To generate compatible memory traces, use EXTRAE to collect uncore (off-core) counters that capture memory controller activity. These counters provide insights into memory stress and data movement across channels. For instance:

• CAS_COUNT_RD / CAS_COUNT_WR: Measures the count of read/write operations by the memory controller.

Required Counters: At minimum, gather CAS_COUNT_RD and CAS_COUNT_WR from each Integrated Memory Controller (IMC) per socket. Collecting these counters provides the detailed memory metrics that PROFET-PARAVER requires.

Using EXTRAE with Different Architectures

EXTRAE utilizes the PAPI library to access performance counters, which provides compatibility with multiple architectures. The necessary counters for memory profiling are automatically expanded by PAPI, allowing you to:

• Provide CAS_COUNT_RD and CAS_COUNT_WR counters directly accessible through IMCs.

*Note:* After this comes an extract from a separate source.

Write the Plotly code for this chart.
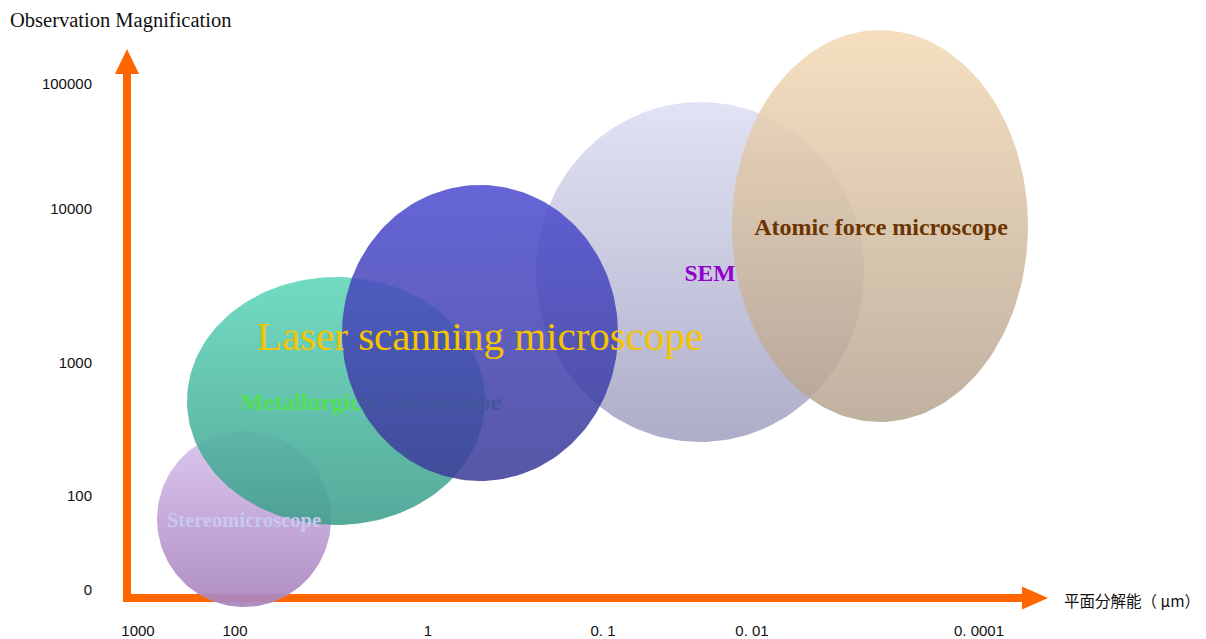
import numpy as np
import plotly.graph_objects as go

# Axis ticks (positions in scale units measured from the axis origin)
x_tick_pos = [11, 108, 301, 476, 625, 852]
x_tick_text = ["1000", "100", "1", "0. 1", "0. 01", "0. 0001"]
y_tick_pos = [8, 102, 235, 389, 514]
y_tick_text = ["0", "100", "1000", "10000", "100000"]

# Microscope coverage regions: centre and half-extents in scale units
names = ["Stereomicroscope", "Metallurgical microscope", "Laser scanning microscope",
         "SEM", "Atomic force microscope"]
center_x = [117, 209, 353, 573, 753]
center_y = [79, 197, 265, 326, 372]
half_w = [87, 149, 138, 164, 148]
half_h = [88, 124, 148, 170, 196]

# Label anchor points for each region
label_x = [117, 244, 353, 583, 754]
label_y = [76, 194, 258, 323, 369]

fill_top = ["rgba(218,196,238,0.92)", "rgba(96,214,186,0.88)", "rgba(76,76,208,0.86)",
            "rgba(222,222,244,0.86)", "rgba(244,218,182,0.86)"]
fill_bottom = ["rgba(168,132,190,0.92)", "rgba(62,158,140,0.88)", "rgba(60,60,152,0.86)",
               "rgba(160,160,192,0.86)", "rgba(182,164,146,0.86)"]
label_color = ["#c8c8f2", "#52e052", "#f4c400", "#9400cc", "#6b3400"]
label_size = [20.5, 24, 41, 23.5, 24]
label_weight = ["bold", "bold", "normal", "bold", "bold"]

ORANGE = "#ff6600"
SERIF = "Liberation Serif, Times New Roman, serif"
SANS = "Liberation Sans, Arial, Noto Sans CJK JP, sans-serif"


def ellipse_trace(i):
    t = np.linspace(0, 2 * np.pi, 181)
    xs = center_x[i] + half_w[i] * np.cos(t)
    ys = center_y[i] + half_h[i] * np.sin(t)
    return go.Scatter(
        x=xs, y=ys, mode="lines", fill="toself",
        line=dict(width=0, color="rgba(0,0,0,0)"),
        fillgradient=dict(type="vertical",
                          colorscale=[[0, fill_bottom[i]], [1, fill_top[i]]]),
        hoverinfo="skip", showlegend=False, name=names[i],
    )


def label_trace(i):
    return go.Scatter(
        x=[label_x[i]], y=[label_y[i]], mode="text", text=[names[i]],
        textposition="middle center",
        textfont=dict(family=SERIF, size=label_size[i], color=label_color[i],
                      weight=label_weight[i]),
        hoverinfo="skip", showlegend=False, cliponaxis=False,
    )


# Stacking order of regions and their labels
traces = [
    ellipse_trace(0), ellipse_trace(1), label_trace(0), label_trace(1),
    ellipse_trace(3), ellipse_trace(2), label_trace(2), label_trace(3),
    ellipse_trace(4), label_trace(4),
]

fig = go.Figure(traces)

# Orange axis arrows
shapes = [
    dict(type="line", xref="x", yref="y", x0=0, y0=-3, x1=0, y1=526,
         line=dict(color=ORANGE, width=8), layer="below"),
    dict(type="path", xref="x", yref="y", path="M -12 524 L 12 524 L 0 549 Z",
         fillcolor=ORANGE, line=dict(width=0), layer="below"),
    dict(type="line", xref="x", yref="y", x0=-4, y0=0, x1=897, y1=0,
         line=dict(color=ORANGE, width=8), layer="below"),
    dict(type="path", xref="x", yref="y", path="M 895 11.5 L 895 -11.5 L 921 0 Z",
         fillcolor=ORANGE, line=dict(width=0), layer="below"),
]

annotations = [
    dict(text="Observation Magnification", x=-0.0795, y=0.967, xref="paper", yref="paper",
         xanchor="left", yanchor="middle", showarrow=False,
         font=dict(family=SERIF, size=20.5, color="#111111")),
    dict(text="平面分解能（ μm）", x=935, y=-2, xref="x", yref="y",
         xanchor="left", yanchor="middle", showarrow=False,
         font=dict(family="Noto Sans CJK JP, sans-serif", size=15.5, color="#111111")),
]

fig.update_layout(
    width=1206, height=639,
    margin=dict(l=96, r=0, t=0, b=21),
    paper_bgcolor="white", plot_bgcolor="white",
    showlegend=False, hovermode=False,
    shapes=shapes, annotations=annotations,
    xaxis=dict(range=[-31, 1079], showgrid=False, zeroline=False, showline=False,
               tickmode="array", tickvals=x_tick_pos, ticktext=x_tick_text, ticks="",
               ticklabelstandoff=2,
               tickfont=dict(family=SANS, size=15, color="#111111"), fixedrange=True),
    yaxis=dict(range=[-20, 598], showgrid=False, zeroline=False, showline=False,
               tickmode="array", tickvals=y_tick_pos, ticktext=y_tick_text, ticks="",
               ticklabelstandoff=3,
               tickfont=dict(family=SANS, size=15, color="#111111"), fixedrange=True),
)

fig.write_html("out.html")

However, PAPI’s automatic expansion is generally limited to CPU architectures. For other types of hardware, like GPUs, these uncore counters are currently not unsupported through this integration. Thus, profiling with EXTRAE and PAPI currently applies only to CPU-based memory systems.

Allocating Processes for Uncore Monitoring

EXTRAE requires additional processes to handle uncore counter monitoring, beyond those used for the main application. This ensures sufficient resources for gathering memory activity data without impacting application performance. To allocate these processes, adjust your job script as follows:

1. Define Counters in XML: Add the <uncore> tag in your EXTRAE configuration file (extrae.xml) to specify required counters:

   <counters enabled="yes">
     <uncore enabled="yes">
       UNC_M_CAS_COUNT:RD,UNC_M_CAS_COUNT:WR
     </uncore>
   </counters>
   

2. Allocate Extra Processes in the Job Script: Request additional processes per node dedicated to reading uncore counters. This ensures EXTRAE has the resources needed to handle the uncore data collection separately from your application’s main processes.

   #SBATCH --ntasks=<app_tasks + (uncore_processes x node)>
   #SBATCH --constraint=perfparanoid
   
   module load gcc extrae
   $EXTRAE_HOME/bin/extrae-uncore ./extrae.xml libseqtrace.so ./application
   

Tests

For running tests, execute the following command:

./tests/run_tests.py

This command first compiles the source code to ensure the latest version is being tested.

License

The PROFET-PARAVER code is released under the BSD-3 License.